◆ **WHAT TO WORK ON**:
Please set down all the lines beneath this one exactly, without the pictures.

──────

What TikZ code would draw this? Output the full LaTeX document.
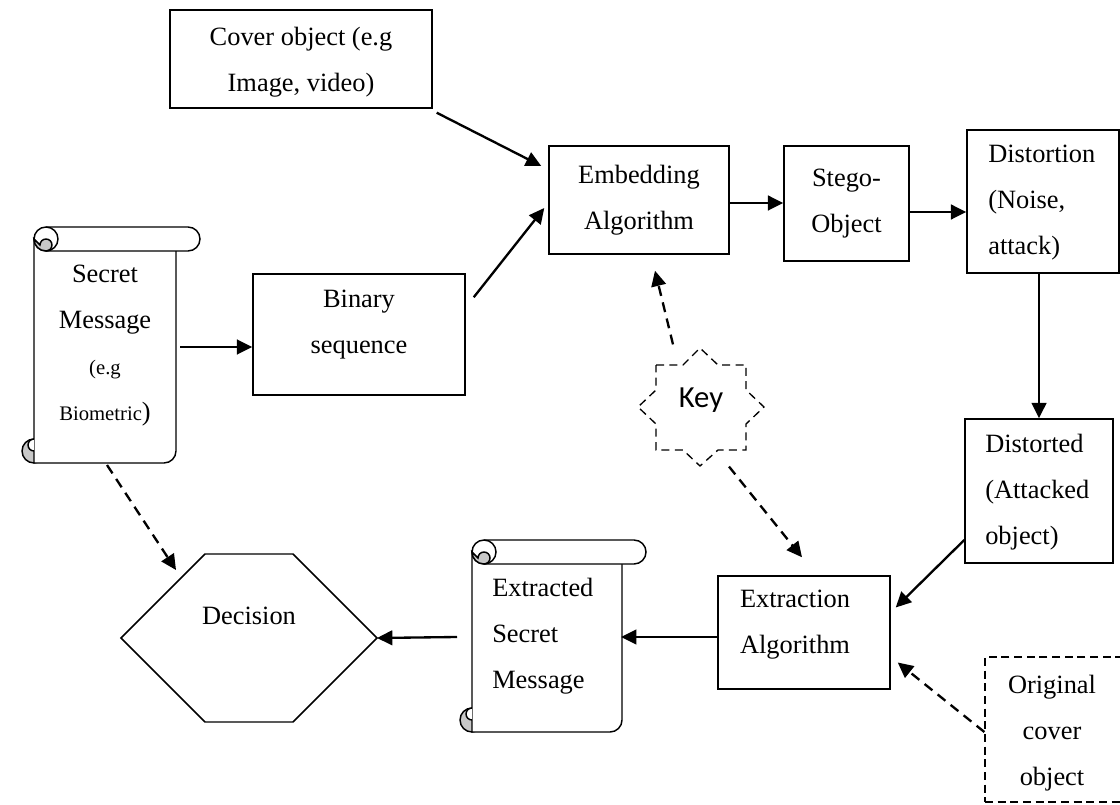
\documentclass[tikz,border=0pt]{standalone}
\usepackage{fontspec}
\setmainfont{Liberation Serif}
\newfontfamily\keyfont{Carlito}
\usetikzlibrary{arrows.meta,calc,fit}

\definecolor{curl}{RGB}{200,200,200}

\tikzset{
  box/.style={draw, line width=1.1pt, inner sep=0pt, fill=white},
  dbox/.style={draw, line width=0.9pt, dash pattern=on 6pt off 3.5pt, inner sep=0pt},
  scrl/.style={draw, line width=1.1pt},
  txt/.style={font=\fontsize{19.8pt}{34.5pt}\selectfont, inner sep=0pt, align=center},
  arr/.style={line width=1.75pt, -{Triangle[length=11.5pt,width=11pt]}},
  darr/.style={arr, dash pattern=on 7.5pt off 5pt},
}
\newcommand\smalltext{\fontsize{15.5pt}{34.5pt}\selectfont}

% vertical scroll: left, top, right, bottom, curl radius
\newcommand\drawvscroll[5]{%
  \pgfmathsetmacro\sL{#1}\pgfmathsetmacro\sT{#2}%
  \pgfmathsetmacro\sR{#3}\pgfmathsetmacro\sB{#4}\pgfmathsetmacro\sC{#5}%
  % bottom curl
  \filldraw[scrl, fill=curl] (\sL+\sC,\sB-\sC) circle[radius=\sC];
  % sheet
  \filldraw[scrl, fill=white] (\sL+\sC,\sT+\sC) -- (\sL+\sC,\sB) -- (\sR-3*\sC,\sB)
    arc[start angle=90,end angle=0,radius=\sC] -- (\sR-2*\sC,\sT+\sC) -- cycle;
  \filldraw[scrl, fill=white] (\sL+\sC,\sB-2*\sC) arc[start angle=270,end angle=90,radius=\sC/2];
  % top roll
  \filldraw[scrl, fill=white] (\sL+2*\sC,\sT) -- (\sR-\sC,\sT)
    arc[start angle=-90,end angle=90,radius=\sC] -- (\sL+2*\sC,\sT+2*\sC)
    arc[start angle=90,end angle=270,radius=\sC] -- cycle;
  \filldraw[scrl, fill=curl] (\sL+\sC,\sT+\sC) arc[start angle=180,end angle=90,radius=\sC]
    arc[start angle=90,end angle=-180,radius=\sC/2] -- cycle;
  \draw[scrl] (\sL+2*\sC,\sT) arc[start angle=-90,end angle=90,radius=\sC];
}

\begin{document}
\begin{tikzpicture}[x=0.75pt,y=-0.75pt]
\useasboundingbox (0,0) rectangle (1120,805);
\clip (0,0) rectangle (1120,805);

% boxes
\node[box, fit={(170,10)(432,108)}] (cover) {};
\node[txt] (coverT) at (301,62) {Cover object (e.g\\Image, video)};

\node[box, fit={(549,146)(729,254)}] (emb) {};
\node[txt] (embT) at (emb) {Embedding\\Algorithm};

\node[box, fit={(784,146)(909,261)}] (stego) {};
\node[txt] (stegoT) at (stego) {Stego-\\Object};

\node[box, fit={(967,130)(1119,273)}] (dist) {};
\node[txt, align=left, anchor=west] (distT) at (988,203) {Distortion\\(Noise,\\attack)};

\node[box, fit={(965,419)(1113,563)}] (dstd) {};
\node[txt, align=left, anchor=west] (dstdT) at (985,492) {Distorted\\(Attacked\\object)};

\node[box, fit={(253,274)(465,395)}] (bin) {};
\node[txt] (binT) at (359,325) {Binary\\sequence};

\node[box, fit={(718,576)(890,689)}] (ext) {};
\node[txt] (extT) at (795,625) {Extraction\\Algorithm};

\node[dbox, fit={(985,657)(1140,802)}] (orig) {};
\node[txt] (origT) at (1052,733) {Original\\cover\\object};

% scrolls
\drawvscroll{22}{227}{200}{463}{12}
\coordinate (secE) at (180,347);
\node[txt] (secT) at (105,346) {Secret\\Message\\{\smalltext (e.g}\\{\smalltext Biometric})};

\drawvscroll{460}{540}{646}{732}{12}
\coordinate (xsecE) at (621,637);
\node[txt, align=left, anchor=west] (xsecT) at (492,636) {Extracted\\Secret\\Message};

% decision
\draw[line width=1.1pt] (121,638) coordinate (decW) -- (205,554) coordinate (decNW) -- (293,554)
  -- (377,638) coordinate (decE) -- (293,722) -- (205,722) -- cycle;
\node[txt] (dec) at (249,616) {Decision};

% key
\draw[line width=1pt, dash pattern=on 6pt off 4pt]
  (656,365) -- (683,365) -- (700,348) -- (718,365) -- (746,365) -- (746,390)
  -- (764,407) -- (746,424) -- (746,450) -- (718,450) -- (700,466) -- (683,450)
  -- (656,450) -- (656,424) -- (638,407) -- (656,390) -- cycle;
\node[inner sep=0pt, font=\keyfont\fontsize{23pt}{28pt}\selectfont] (key) at (701,400) {Key};

% connectors
\coordinate (stegoS) at (909,212);
\coordinate (xsecW) at (457,637);
\draw[arr] ($(cover.south east)+(4,4)$) -- ($(emb.west)+(-7,-34)$);
\draw[arr] ($(bin.north east)+(8,24)$) -- ($(emb.west)+(-4,8)$);
\draw[arr] (secE) -- (secE -| bin.west);
\draw[arr] (emb.east |- 0,203) -- (stego.west |- 0,203);
\draw[arr] (stegoS) -- (stegoS -| dist.west);
\draw[arr] (dstd.north |- dist.south) -- (dstd.north);
\draw[arr] ($(dstd.west)+(0,49)$) -- ($(ext.east)+(5,-25)$);
\draw[arr] (ext.west |- xsecE) -- (xsecE);
\draw[arr] (xsecW) -- (decE);
\draw[darr] ($(key.north)+(-28,-43)$) -- ($(emb.south)+(16,16)$);
\draw[darr] ($(key.south)+(28,54)$) -- ($(ext.north)+(-2,-18)$);
\draw[darr] ($(orig.west)+(0,2.5)$) -- ($(ext.east)+(7,30)$);
\draw[darr] (107,465) -- ($(decNW)+(-29,16)$);
\end{tikzpicture}
\end{document}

──────

◆ **ANSWER TO THE TASK**:
What TikZ code would draw this? Output the full LaTeX document.
\documentclass[tikz,border=0pt]{standalone}
\usepackage{fontspec}
\setmainfont{Liberation Serif}
\newfontfamily\keyfont{Carlito}
\usetikzlibrary{arrows.meta,calc,fit}

\definecolor{curl}{RGB}{200,200,200}

\tikzset{
  box/.style={draw, line width=1.1pt, inner sep=0pt, fill=white},
  dbox/.style={draw, line width=0.9pt, dash pattern=on 6pt off 3.5pt, inner sep=0pt},
  scrl/.style={draw, line width=1.1pt},
  txt/.style={font=\fontsize{19.8pt}{34.5pt}\selectfont, inner sep=0pt, align=center},
  arr/.style={line width=1.75pt, -{Triangle[length=11.5pt,width=11pt]}},
  darr/.style={arr, dash pattern=on 7.5pt off 5pt},
}
\newcommand\smalltext{\fontsize{15.5pt}{34.5pt}\selectfont}

% vertical scroll: left, top, right, bottom, curl radius
\newcommand\drawvscroll[5]{%
  \pgfmathsetmacro\sL{#1}\pgfmathsetmacro\sT{#2}%
  \pgfmathsetmacro\sR{#3}\pgfmathsetmacro\sB{#4}\pgfmathsetmacro\sC{#5}%
  % bottom curl
  \filldraw[scrl, fill=curl] (\sL+\sC,\sB-\sC) circle[radius=\sC];
  % sheet
  \filldraw[scrl, fill=white] (\sL+\sC,\sT+\sC) -- (\sL+\sC,\sB) -- (\sR-3*\sC,\sB)
    arc[start angle=90,end angle=0,radius=\sC] -- (\sR-2*\sC,\sT+\sC) -- cycle;
  \filldraw[scrl, fill=white] (\sL+\sC,\sB-2*\sC) arc[start angle=270,end angle=90,radius=\sC/2];
  % top roll
  \filldraw[scrl, fill=white] (\sL+2*\sC,\sT) -- (\sR-\sC,\sT)
    arc[start angle=-90,end angle=90,radius=\sC] -- (\sL+2*\sC,\sT+2*\sC)
    arc[start angle=90,end angle=270,radius=\sC] -- cycle;
  \filldraw[scrl, fill=curl] (\sL+\sC,\sT+\sC) arc[start angle=180,end angle=90,radius=\sC]
    arc[start angle=90,end angle=-180,radius=\sC/2] -- cycle;
  \draw[scrl] (\sL+2*\sC,\sT) arc[start angle=-90,end angle=90,radius=\sC];
}

\begin{document}
\begin{tikzpicture}[x=0.75pt,y=-0.75pt]
\useasboundingbox (0,0) rectangle (1120,805);
\clip (0,0) rectangle (1120,805);

% boxes
\node[box, fit={(170,10)(432,108)}] (cover) {};
\node[txt] (coverT) at (301,62) {Cover object (e.g\\Image, video)};

\node[box, fit={(549,146)(729,254)}] (emb) {};
\node[txt] (embT) at (emb) {Embedding\\Algorithm};

\node[box, fit={(784,146)(909,261)}] (stego) {};
\node[txt] (stegoT) at (stego) {Stego-\\Object};

\node[box, fit={(967,130)(1119,273)}] (dist) {};
\node[txt, align=left, anchor=west] (distT) at (988,203) {Distortion\\(Noise,\\attack)};

\node[box, fit={(965,419)(1113,563)}] (dstd) {};
\node[txt, align=left, anchor=west] (dstdT) at (985,492) {Distorted\\(Attacked\\object)};

\node[box, fit={(253,274)(465,395)}] (bin) {};
\node[txt] (binT) at (359,325) {Binary\\sequence};

\node[box, fit={(718,576)(890,689)}] (ext) {};
\node[txt] (extT) at (795,625) {Extraction\\Algorithm};

\node[dbox, fit={(985,657)(1140,802)}] (orig) {};
\node[txt] (origT) at (1052,733) {Original\\cover\\object};

% scrolls
\drawvscroll{22}{227}{200}{463}{12}
\coordinate (secE) at (180,347);
\node[txt] (secT) at (105,346) {Secret\\Message\\{\smalltext (e.g}\\{\smalltext Biometric})};

\drawvscroll{460}{540}{646}{732}{12}
\coordinate (xsecE) at (621,637);
\node[txt, align=left, anchor=west] (xsecT) at (492,636) {Extracted\\Secret\\Message};

% decision
\draw[line width=1.1pt] (121,638) coordinate (decW) -- (205,554) coordinate (decNW) -- (293,554)
  -- (377,638) coordinate (decE) -- (293,722) -- (205,722) -- cycle;
\node[txt] (dec) at (249,616) {Decision};

% key
\draw[line width=1pt, dash pattern=on 6pt off 4pt]
  (656,365) -- (683,365) -- (700,348) -- (718,365) -- (746,365) -- (746,390)
  -- (764,407) -- (746,424) -- (746,450) -- (718,450) -- (700,466) -- (683,450)
  -- (656,450) -- (656,424) -- (638,407) -- (656,390) -- cycle;
\node[inner sep=0pt, font=\keyfont\fontsize{23pt}{28pt}\selectfont] (key) at (701,400) {Key};

% connectors
\coordinate (stegoS) at (909,212);
\coordinate (xsecW) at (457,637);
\draw[arr] ($(cover.south east)+(4,4)$) -- ($(emb.west)+(-7,-34)$);
\draw[arr] ($(bin.north east)+(8,24)$) -- ($(emb.west)+(-4,8)$);
\draw[arr] (secE) -- (secE -| bin.west);
\draw[arr] (emb.east |- 0,203) -- (stego.west |- 0,203);
\draw[arr] (stegoS) -- (stegoS -| dist.west);
\draw[arr] (dstd.north |- dist.south) -- (dstd.north);
\draw[arr] ($(dstd.west)+(0,49)$) -- ($(ext.east)+(5,-25)$);
\draw[arr] (ext.west |- xsecE) -- (xsecE);
\draw[arr] (xsecW) -- (decE);
\draw[darr] ($(key.north)+(-28,-43)$) -- ($(emb.south)+(16,16)$);
\draw[darr] ($(key.south)+(28,54)$) -- ($(ext.north)+(-2,-18)$);
\draw[darr] ($(orig.west)+(0,2.5)$) -- ($(ext.east)+(7,30)$);
\draw[darr] (107,465) -- ($(decNW)+(-29,16)$);
\end{tikzpicture}
\end{document}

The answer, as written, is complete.